The total amount of money – a combination of cash and checks – allegedly taken by a former employee from the Haverhill Treasurer and Tax Collector’s office exceeds $33,000, according to city Finance Director Charles Benevento.
WHAV was the first to publish news of the theft. In an exclusive report on Jan. 16, Mayor James J. Fiorentini set the amount of the loss at $4,000 in cash.
Benevento said subsequent investigation, including a study by an outside auditing firm, showed the total amounts taken were just over $5,500 in cash, and about $27,600 in checks.
Police charged Dawn Marie Medford, 46, a resident of Haverhill’s Bradford section, with two counts of larceny over $250 and one count of larceny under $250. She is not charged with cashing any of the missing checks.
Medford is scheduled to return to Haverhill District Court on Feb. 16 for pre-trial motions.
Benevento said the Treasurer and Tax Collector’s office has contacted all residents whose check payments were lost, and have been given the opportunity to make their payments again. They will incur no additional charges or fees, he said.

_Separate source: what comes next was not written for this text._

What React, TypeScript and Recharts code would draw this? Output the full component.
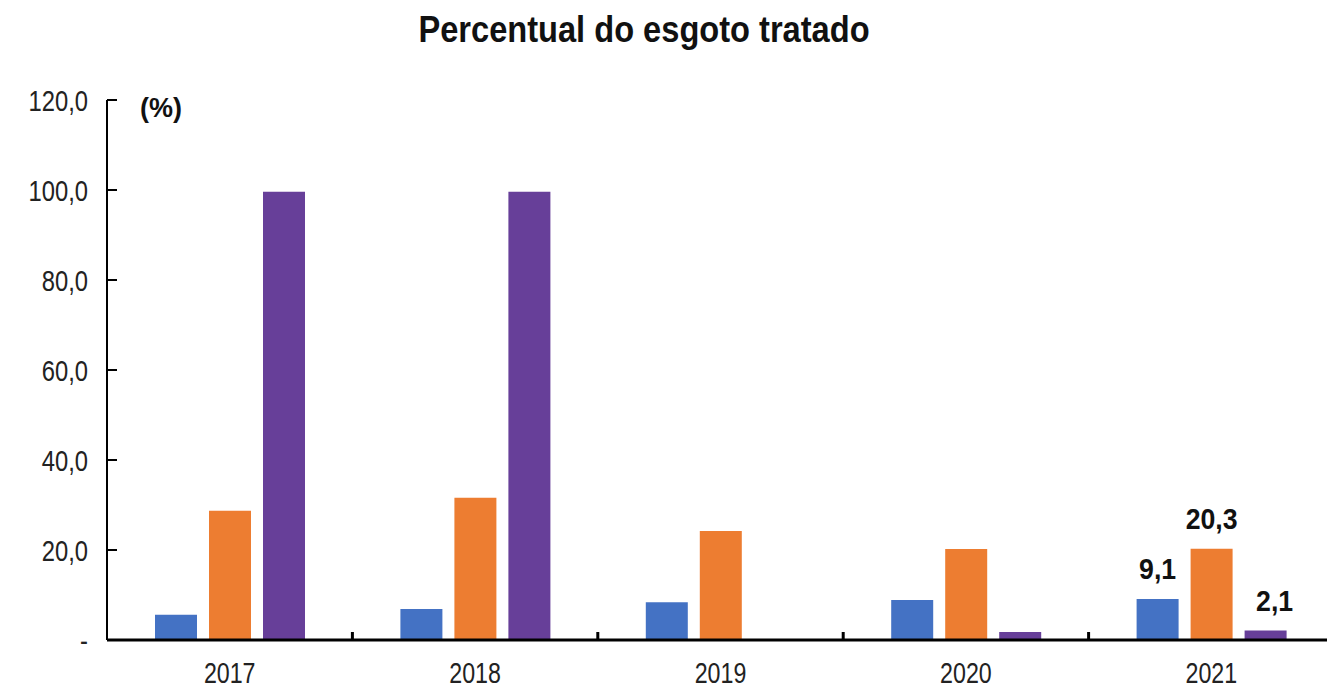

Fiorentini said the city has filed an insurance claim for part of the missing cash and has attached Medford’s city pension fund. If the city recovers on both actions, it will leave roughly $600 that the city would try to recover through court action.
According to Benevento, five batches of deposits went missing between June and November 2016. Three contained tax payments made directly to the Treasurer and Tax Collector’s office. The others were so-called department turnovers, and contained payments for such items as permit fees. One of the two department turnovers came from the City Clerk’s office, Benevento said.
The city eventually was alerted to the alleged thefts by a resident who called asking why her check had yet to clear, Fiorentini said. The additional missing deposits were discovered as the Treasurer’s office researched the resident’s inquiry.
Benevento told city councilors the thefts went unnoticed as a result of inadequate procedures for reviewing discrepancies in bank reconciliation reports.
Reduced staffing levels – the Tax Collector’s office currently operates with half the employees it once did – played a part in allowing the alleged theft to go unnoticed, Fiorentini said.
Councilor Joseph J. Bevilacqua suggested the mayor invite the presidents of local banks to review the cash-tracking procedures the city has put in place and suggest any additional safeguards.
In addition to changing some of the procedures for tracking uncashed checks and other bank statement discrepancies, Fiorentini said the city will guard against a recurrence by installing cameras in the Tax Collector’s office.